* INFORMATION GIVEN *
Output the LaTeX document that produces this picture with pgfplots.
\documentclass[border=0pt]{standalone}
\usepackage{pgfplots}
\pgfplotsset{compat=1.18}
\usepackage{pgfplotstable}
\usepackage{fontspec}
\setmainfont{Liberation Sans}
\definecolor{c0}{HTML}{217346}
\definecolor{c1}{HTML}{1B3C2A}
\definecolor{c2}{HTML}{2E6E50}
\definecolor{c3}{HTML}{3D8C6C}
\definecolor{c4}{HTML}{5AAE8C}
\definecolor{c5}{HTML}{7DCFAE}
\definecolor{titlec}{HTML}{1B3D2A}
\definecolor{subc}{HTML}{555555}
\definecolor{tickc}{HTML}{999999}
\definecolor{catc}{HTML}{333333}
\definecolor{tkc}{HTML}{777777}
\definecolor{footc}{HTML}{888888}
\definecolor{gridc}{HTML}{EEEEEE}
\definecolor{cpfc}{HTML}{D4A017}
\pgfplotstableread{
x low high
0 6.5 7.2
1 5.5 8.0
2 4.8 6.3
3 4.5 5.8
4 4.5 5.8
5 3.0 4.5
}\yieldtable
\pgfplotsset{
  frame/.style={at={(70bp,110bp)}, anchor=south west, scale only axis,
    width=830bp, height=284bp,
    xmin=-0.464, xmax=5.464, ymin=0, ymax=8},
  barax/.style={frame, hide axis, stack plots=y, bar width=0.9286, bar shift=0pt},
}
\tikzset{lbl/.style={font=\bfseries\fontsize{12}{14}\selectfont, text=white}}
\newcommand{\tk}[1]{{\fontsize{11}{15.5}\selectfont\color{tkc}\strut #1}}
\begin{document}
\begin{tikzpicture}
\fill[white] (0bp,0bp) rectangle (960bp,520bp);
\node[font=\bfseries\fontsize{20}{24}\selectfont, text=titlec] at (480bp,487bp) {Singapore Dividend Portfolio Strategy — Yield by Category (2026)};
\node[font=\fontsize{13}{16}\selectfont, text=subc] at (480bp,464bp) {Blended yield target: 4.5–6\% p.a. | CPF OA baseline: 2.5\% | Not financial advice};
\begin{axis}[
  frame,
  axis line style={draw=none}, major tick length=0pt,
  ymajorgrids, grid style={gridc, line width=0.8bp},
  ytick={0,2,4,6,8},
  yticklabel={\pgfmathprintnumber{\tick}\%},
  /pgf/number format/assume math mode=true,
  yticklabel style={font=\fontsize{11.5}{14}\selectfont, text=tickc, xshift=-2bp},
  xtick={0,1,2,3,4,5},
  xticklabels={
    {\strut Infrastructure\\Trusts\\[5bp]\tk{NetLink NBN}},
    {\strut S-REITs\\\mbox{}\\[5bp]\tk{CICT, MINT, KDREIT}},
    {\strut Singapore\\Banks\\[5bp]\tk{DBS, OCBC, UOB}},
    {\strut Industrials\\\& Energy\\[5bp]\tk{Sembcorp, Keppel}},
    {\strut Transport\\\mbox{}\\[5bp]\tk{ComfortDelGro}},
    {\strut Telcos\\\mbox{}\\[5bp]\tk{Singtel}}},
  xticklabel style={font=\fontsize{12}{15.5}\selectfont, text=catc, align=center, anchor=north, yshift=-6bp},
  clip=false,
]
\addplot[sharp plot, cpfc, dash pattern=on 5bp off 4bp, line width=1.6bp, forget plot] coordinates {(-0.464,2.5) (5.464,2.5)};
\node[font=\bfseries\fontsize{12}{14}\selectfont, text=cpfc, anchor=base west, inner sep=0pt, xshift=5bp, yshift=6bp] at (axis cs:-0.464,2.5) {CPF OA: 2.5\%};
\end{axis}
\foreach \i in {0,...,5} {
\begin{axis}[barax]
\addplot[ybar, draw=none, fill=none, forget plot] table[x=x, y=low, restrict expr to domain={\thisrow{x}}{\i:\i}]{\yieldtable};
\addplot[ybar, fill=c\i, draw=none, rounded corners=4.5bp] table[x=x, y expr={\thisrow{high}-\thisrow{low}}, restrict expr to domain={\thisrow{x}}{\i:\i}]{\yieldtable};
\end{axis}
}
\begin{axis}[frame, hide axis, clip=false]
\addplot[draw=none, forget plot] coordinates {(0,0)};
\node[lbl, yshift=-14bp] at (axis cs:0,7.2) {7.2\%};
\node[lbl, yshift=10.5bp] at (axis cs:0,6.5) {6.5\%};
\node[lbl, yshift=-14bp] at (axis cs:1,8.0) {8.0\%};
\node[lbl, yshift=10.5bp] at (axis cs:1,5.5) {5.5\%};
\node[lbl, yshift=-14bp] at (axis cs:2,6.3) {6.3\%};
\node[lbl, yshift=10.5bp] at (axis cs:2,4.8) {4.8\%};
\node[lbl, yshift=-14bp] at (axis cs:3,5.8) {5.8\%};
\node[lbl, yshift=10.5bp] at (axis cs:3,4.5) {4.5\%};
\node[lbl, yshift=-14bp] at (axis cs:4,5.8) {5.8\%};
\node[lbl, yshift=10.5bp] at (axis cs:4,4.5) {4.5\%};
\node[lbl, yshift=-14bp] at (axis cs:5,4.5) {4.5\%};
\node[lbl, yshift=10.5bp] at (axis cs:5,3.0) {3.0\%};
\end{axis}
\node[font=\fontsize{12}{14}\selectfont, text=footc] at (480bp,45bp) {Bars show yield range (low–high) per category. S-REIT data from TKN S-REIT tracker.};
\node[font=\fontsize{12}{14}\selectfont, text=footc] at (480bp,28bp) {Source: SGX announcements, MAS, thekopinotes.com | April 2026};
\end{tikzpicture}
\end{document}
--
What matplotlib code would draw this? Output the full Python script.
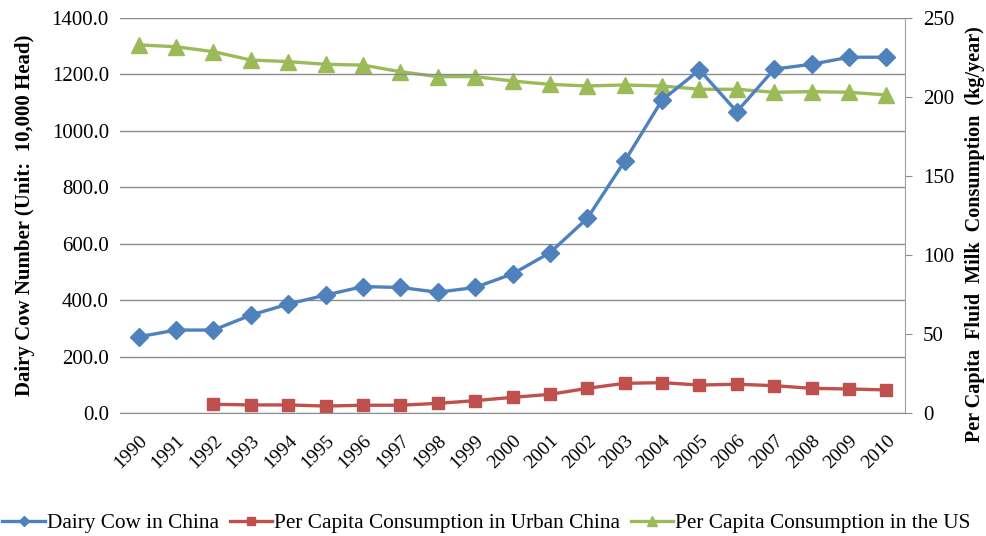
...
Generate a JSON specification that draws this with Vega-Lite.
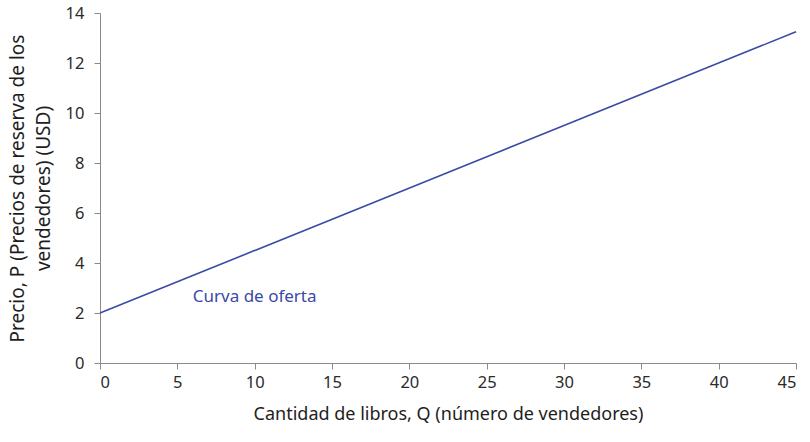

* EXERCISE *
Which lines in the listing above hold the word "that"? Show each of them.

* THE RESULT *
Output the LaTeX document that produces this picture with pgfplots.
Generate a JSON specification that draws this with Vega-Lite.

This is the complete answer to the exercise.